LIT 3124 Summer 2023 Niekamp

Summer
2023
LIT 3124.001
Understanding Literary History II: How to Do Things with Words
Gwen Niekamp

This course will explore British, U.S., and other Anglophone literature, media, and culture from the Romantic period (c.1800) to the present. As such, we will acquire a working knowledge of the major styles, movements, and events of the past two-hundred years. But this is not your typical survey class. Instead of approaching our course texts chronologically or speed-reading as many “classics” as time permits, we will structure our semester around different ways that texts have attempted to document, respond to, or inspire political and cultural change. Beginning with excerpts from J.L. Austin’s How to Do Things with Words, we will frame our discussions this semester around the notion that texts perform functions or acts. How do texts make or dialogue with history? How do writers self-fashion within particular cultural contexts?
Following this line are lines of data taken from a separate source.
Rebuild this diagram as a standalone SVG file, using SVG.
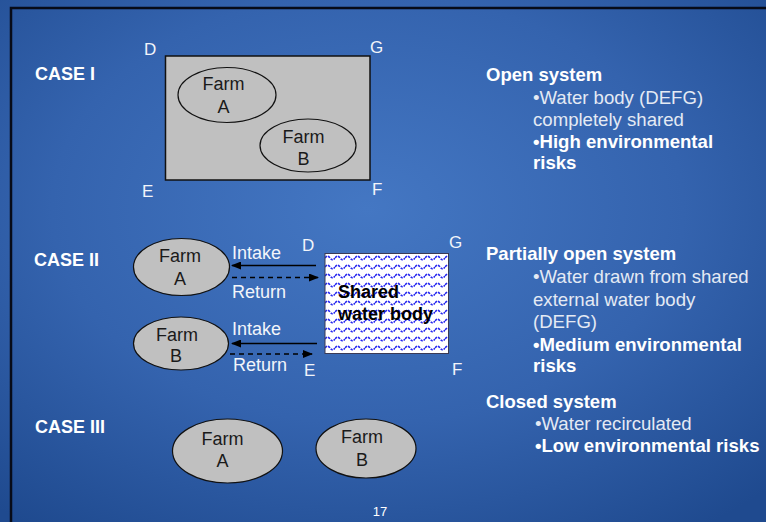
<svg xmlns="http://www.w3.org/2000/svg" width="766" height="522" viewBox="0 0 766 522">
  <style>
    text { font-family: "Liberation Sans", Arial, sans-serif; }
    .case { font-size: 18px; font-weight: bold; fill: #ffffff; }
    .corner { font-size: 17px; fill: #f2f5fa; }
    .lbl { font-size: 18px; fill: #f2f5fa; }
    .farm { fill: #c0c0c0; stroke: #111111; stroke-width: 1.2; }
    .farmtxt { font-size: 18px; fill: #1a1a1a; text-anchor: middle; }
    .head { font-size: 18.5px; font-weight: bold; fill: #ffffff; }
    .bul { font-size: 18.6px; fill: #e4eaf4; }
    .bulb { font-size: 18.6px; font-weight: bold; fill: #ffffff; }
    .solid { stroke: #000000; stroke-width: 1.5; fill: none; }
    .dash { stroke: #000000; stroke-width: 1.5; fill: none; stroke-dasharray: 5 4; }
  </style>
  <defs>
    <radialGradient id="bg" cx="0.48" cy="0.4" r="0.75">
      <stop offset="0" stop-color="#4477c3"/>
      <stop offset="0.55" stop-color="#3463ae"/>
      <stop offset="1" stop-color="#1f4a8f"/>
    </radialGradient>
    <pattern id="waves" width="10" height="9" patternUnits="userSpaceOnUse" x="325" y="253">
      <rect width="10" height="9" fill="#ffffff"/>
      <path d="M0,5 Q2.5,1.5 5,5 T10,5" fill="none" stroke="#2626f0" stroke-width="1.6" stroke-dasharray="2.5 1"/>
    </pattern>
    <marker id="ah" markerWidth="10" markerHeight="8" refX="9" refY="4" orient="auto" markerUnits="userSpaceOnUse">
      <path d="M0,0 L10,4 L0,8 Z" fill="#000000"/>
    </marker>
  </defs>

  <rect width="766" height="522" fill="url(#bg)"/>
  <path d="M11,522 L11,8 L766,8" fill="none" stroke="#070b18" stroke-width="2.5"/>

  <!-- CASE I -->
  <g id="case1-label"><text class="case" x="35" y="80">CASE I</text></g>
  <g id="case1-waterbody">
    <rect x="165.5" y="56" width="204.5" height="124" fill="#c0c0c0" stroke="#111111" stroke-width="1.5"/>
    <text class="corner" x="144" y="55">D</text>
    <text class="corner" x="370" y="53">G</text>
    <text class="corner" x="142" y="197">E</text>
    <text class="corner" x="372" y="195">F</text>
  </g>
  <g id="case1-farmA">
    <ellipse class="farm" cx="227" cy="95" rx="49" ry="27.5"/>
    <text class="farmtxt" x="223.5" y="90">Farm</text>
    <text class="farmtxt" x="223.5" y="113">A</text>
  </g>
  <g id="case1-farmB">
    <ellipse class="farm" cx="308" cy="145.5" rx="48" ry="26.5"/>
    <text class="farmtxt" x="303.5" y="143">Farm</text>
    <text class="farmtxt" x="303.5" y="165">B</text>
  </g>
  <g id="case1-desc">
    <text class="head" x="486" y="81">Open system</text>
    <text class="bul" x="533" y="104">•Water body (DEFG)</text>
    <text class="bul" x="533" y="126">completely shared</text>
    <text class="bulb" x="533" y="148">•High environmental</text>
    <text class="bulb" x="533" y="169">risks</text>
  </g>

  <!-- CASE II -->
  <g id="case2-label"><text class="case" x="34" y="266">CASE II</text></g>
  <g id="case2-farmA">
    <ellipse class="farm" cx="181.5" cy="267" rx="48" ry="28.5"/>
    <text class="farmtxt" x="180" y="262">Farm</text>
    <text class="farmtxt" x="180" y="285">A</text>
  </g>
  <g id="case2-farmB">
    <ellipse class="farm" cx="181" cy="343.5" rx="47.5" ry="26.5"/>
    <text class="farmtxt" x="177" y="341">Farm</text>
    <text class="farmtxt" x="176" y="362">B</text>
  </g>
  <g id="case2-waterbody">
    <rect x="325" y="253.5" width="123.5" height="100" fill="url(#waves)" stroke="#3a3a55" stroke-width="1"/>
    <text x="338" y="298" font-size="18" font-weight="bold" fill="#000000">Shared</text>
    <text x="338" y="320" font-size="18" font-weight="bold" fill="#000000">water body</text>
    <text class="corner" x="302" y="251">D</text>
    <text class="corner" x="449" y="248">G</text>
    <text class="corner" x="304" y="376">E</text>
    <text class="corner" x="452" y="375">F</text>
  </g>
  <g id="connectors">
    <line class="solid" x1="316" y1="265.5" x2="232" y2="265.5" marker-end="url(#ah)"/>
    <line class="dash" x1="232" y1="277.5" x2="318" y2="277.5" marker-end="url(#ah)"/>
    <line class="solid" x1="317" y1="343.5" x2="232" y2="343.5" marker-end="url(#ah)"/>
    <line class="dash" x1="230" y1="354" x2="312" y2="354" marker-end="url(#ah)"/>
    <text class="lbl" x="232" y="259">Intake</text>
    <text class="lbl" x="232" y="298">Return</text>
    <text class="lbl" x="232" y="335">Intake</text>
    <text class="lbl" x="233" y="371">Return</text>
  </g>
  <g id="case2-desc">
    <text class="head" x="486" y="260">Partially open system</text>
    <text class="bul" x="533" y="283">•Water drawn from shared</text>
    <text class="bul" x="533" y="306">external water body</text>
    <text class="bul" x="533" y="328">(DEFG)</text>
    <text class="bulb" x="533" y="351">•Medium environmental</text>
    <text class="bulb" x="533" y="372">risks</text>
  </g>

  <!-- CASE III -->
  <g id="case3-label"><text class="case" x="35" y="433">CASE III</text></g>
  <g id="case3-farmA">
    <ellipse class="farm" cx="227.5" cy="451" rx="55" ry="32"/>
    <text class="farmtxt" x="222.5" y="445">Farm</text>
    <text class="farmtxt" x="222.5" y="467">A</text>
  </g>
  <g id="case3-farmB">
    <ellipse class="farm" cx="366" cy="448.5" rx="50" ry="29.5"/>
    <text class="farmtxt" x="362" y="443">Farm</text>
    <text class="farmtxt" x="362" y="466">B</text>
  </g>
  <g id="case3-desc">
    <text class="head" x="486" y="408">Closed system</text>
    <text class="bul" x="535" y="430">•Water recirculated</text>
    <text class="bulb" x="535" y="452">•Low environmental risks</text>
  </g>

  <text x="380" y="516" font-size="13" fill="#ffffff" text-anchor="middle">17</text>
</svg>
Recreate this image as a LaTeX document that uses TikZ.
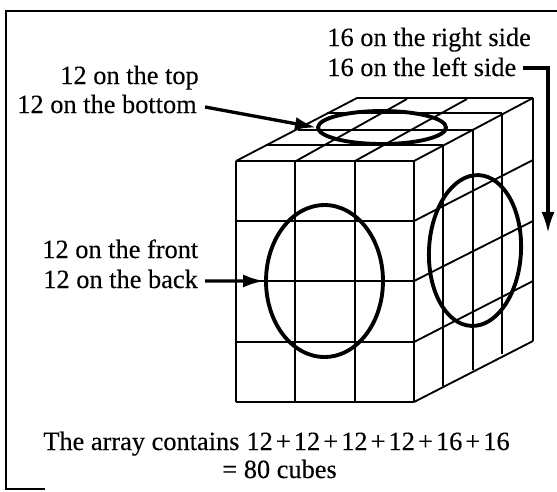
\documentclass[tikz,border=0pt]{standalone}
\usepackage{fontspec}
\setmainfont[FakeBold=0.25]{Liberation Serif}
\usetikzlibrary{arrows.meta,shapes.geometric}
\tikzset{
	grid line/.style={line width=1.05pt},
	ring/.style={draw, ellipse, inner sep=0pt, line width=2.2pt},
	label text/.style={anchor=base west, inner sep=0pt, font=\fontsize{15}{18}\selectfont},
	pointer/.style={-{Latex[length=12pt,width=7.5pt]}, line width=1.9pt},
}

\begin{document}
\begin{tikzpicture}[x=0.02cm, y=-0.02cm, >=Latex]
	
	\useasboundingbox (0,0) rectangle (557,491);
	
	% frame
	\coordinate (frameA) at (45,489);
	\coordinate (frameB) at (6,489);
	\coordinate (frameC) at (6,11);
	\coordinate (frameD) at (557,11);
	\draw[line width=1.1pt] (frameA) -- (frameB) -- (frameC) -- (frameD);
	
	% front face
	\foreach \x in {236,295,355,414}
		\draw[grid line] (\x,161) -- (\x,402);
	\foreach \y in {161,221,281,342,402}
		\draw[grid line] (236,\y) -- (414,\y);
	
	% right face
	\foreach \x/\ytop/\ybot in {443/145/386, 473/130/370, 502/113/354, 533/98/341}
		\draw[grid line] (\x,\ytop) -- (\x,\ybot);
	\foreach \ya/\yb in {161/98, 221/160, 281/221, 342/281, 402/341}
		\draw[grid line] (414,\ya) -- (533,\yb);
	
	% top face
	\draw[grid line] (236,161) -- (357,98) -- (533,98);
	\draw[grid line] (296,161) -- (407,99);
	\draw[grid line] (355,161) -- (467,99);
	\draw[grid line] (266,145) -- (443,145);
	\draw[grid line] (298,130) -- (473,130);
	\draw[grid line] (327,113) -- (502,113);
	
	% rings
	\node[ring, minimum width=2.34cm, minimum height=3.04cm] (frontring) at (324.5,281) {};
	\node[ring, minimum width=1.84cm, minimum height=3.02cm, rotate=-3] (sidering) at (475,250.5) {};
	\node[ring, minimum width=2.56cm, minimum height=0.66cm] (topring) at (382,127.5) {};
	
	% labels
	\node[label text] (rightlabel) at (327,46) {16 on the right side};
	\node[label text] (leftlabel) at (327,76) {16 on the left side};
	\node[label text] (toplabel) at (60,84) {12 on the top};
	\node[label text] (bottomlabel) at (17,113) {12 on the bottom};
	\node[label text] (frontlabel) at (42,258) {12 on the front};
	\node[label text] (backlabel) at (43,288) {12 on the back};
	\node[label text] (totallabel) at (43,450) {The array contains\hspace{4pt}{\spaceskip=1.75pt 12 + 12 + 12 + 12 + 16 + 16}};
	\node[label text] (cubeslabel) at (222,478) {= 80 cubes};
	
	% arrows
	\coordinate (sidetip) at (548,233);
	\draw[pointer] (bottomlabel.east) ++(8,3) -- (topring.west);
	\draw[pointer] (backlabel.east) ++(7,2) -- (frontring.west);
	\draw[pointer] (leftlabel.east) ++(6,1) -| (sidetip);
	
\end{tikzpicture}
\end{document}
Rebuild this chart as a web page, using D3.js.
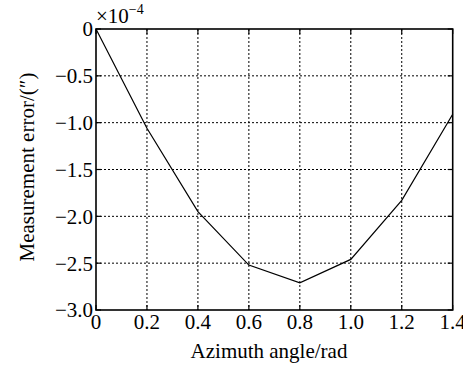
<!DOCTYPE html>
<html>
<head>
<meta charset="utf-8">
<script src="https://cdn.jsdelivr.net/npm/d3@7"></script>
<style>
  body { margin: 0; background: #fff; }
  text { font-family: "Liberation Serif", "Times New Roman", serif; fill: #000; }
</style>
</head>
<body>
<div id="viz"></div>
<script>
// data (values in units of 1e-4)
const angles = [0, 0.2, 0.4, 0.6, 0.8, 1.0, 1.2, 1.4];
const errors = [0, -1.06, -1.95, -2.52, -2.71, -2.46, -1.83, -0.91];
const xTicks = [0, 0.2, 0.4, 0.6, 0.8, 1.0, 1.2, 1.4];
const yTicks = [0, -0.5, -1.0, -1.5, -2.0, -2.5, -3.0];

const width = 463, height = 365;
const margin = { left: 96, right: 10, top: 29, bottom: 55 };

const svg = d3.select("#viz").append("svg")
    .attr("width", width)
    .attr("height", height);

const x = d3.scaleLinear().domain([0, 1.4]).range([margin.left, 452.7]);
const y = d3.scaleLinear().domain([-3, 0]).range([310, margin.top]);

const fmtX = d => d === 0 ? "0" : d.toFixed(1);
const fmtY = d => d === 0 ? "0" : "\u2212" + Math.abs(d).toFixed(1);

// dotted grid
svg.append("g").selectAll("line.gx")
    .data(xTicks.slice(1, -1)).join("line")
    .attr("x1", d => x(d)).attr("x2", d => x(d))
    .attr("y1", y(0)).attr("y2", y(-3))
    .attr("stroke", "#000").attr("stroke-width", 1)
    .attr("stroke-dasharray", "2,2");

svg.append("g").selectAll("line.gy")
    .data(yTicks.slice(1, -1)).join("line")
    .attr("x1", x(0)).attr("x2", x(1.4))
    .attr("y1", d => y(d)).attr("y2", d => y(d))
    .attr("stroke", "#000").attr("stroke-width", 1)
    .attr("stroke-dasharray", "2,2");

// inward ticks on all four sides
const tk = 5;
const ticks = svg.append("g").attr("stroke", "#000").attr("stroke-width", 1.2);
xTicks.forEach(d => {
    ticks.append("line").attr("x1", x(d)).attr("x2", x(d)).attr("y1", y(-3)).attr("y2", y(-3) - tk);
    ticks.append("line").attr("x1", x(d)).attr("x2", x(d)).attr("y1", y(0)).attr("y2", y(0) + tk);
});
yTicks.forEach(d => {
    ticks.append("line").attr("x1", x(0)).attr("x2", x(0) + tk).attr("y1", y(d)).attr("y2", y(d));
    ticks.append("line").attr("x1", x(1.4)).attr("x2", x(1.4) - tk).attr("y1", y(d)).attr("y2", y(d));
});

// frame
svg.append("rect")
    .attr("x", x(0)).attr("y", y(0))
    .attr("width", x(1.4) - x(0)).attr("height", y(-3) - y(0))
    .attr("fill", "none").attr("stroke", "#000").attr("stroke-width", 1.6);

// data line
const line = d3.line()
    .x((d, i) => x(angles[i]))
    .y(d => y(d));

svg.append("path")
    .datum(errors)
    .attr("d", line)
    .attr("fill", "none")
    .attr("stroke", "#000")
    .attr("stroke-width", 1.2);

// tick labels
svg.append("g").selectAll("text")
    .data(xTicks).join("text")
    .attr("x", d => x(d))
    .attr("y", 329)
    .attr("text-anchor", "middle")
    .attr("font-size", "21px")
    .text(fmtX);

svg.append("g").selectAll("text")
    .data(yTicks).join("text")
    .attr("x", 93)
    .attr("y", d => y(d))
    .attr("dy", "0.35em")
    .attr("text-anchor", "end")
    .attr("font-size", "21px")
    .text(fmtY);

// exponent
const ex = svg.append("text")
    .attr("x", 96).attr("y", 23)
    .attr("font-size", "21px");
ex.append("tspan").text("\u00d710");
ex.append("tspan").attr("dy", -9).attr("font-size", "14px").text("\u22124");

// axis titles
svg.append("text")
    .attr("x", 269).attr("y", 358)
    .attr("text-anchor", "middle")
    .attr("font-size", "21px")
    .text("Azimuth angle/rad");

svg.append("text")
    .attr("transform", "translate(34,167) rotate(-90)")
    .attr("text-anchor", "middle")
    .attr("font-size", "21px")
    .text("Measurement error/(\u2033)");
</script>
</body>
</html>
How do we, as twenty-first-century readers, engage with historical archives while acknowledging their omissions? Expect to close-read and to work within multiple genres, including poetry, essays, novels, film, and more. Authors we will read include (but are not limited to) Frederick Douglass, Walt Whitman, Charles Alexander Eastman, Virginia Woolf, Chinua Achebe, Rigoberto González, and Claudia Rankine.

This course fulfills an LMC core requirement.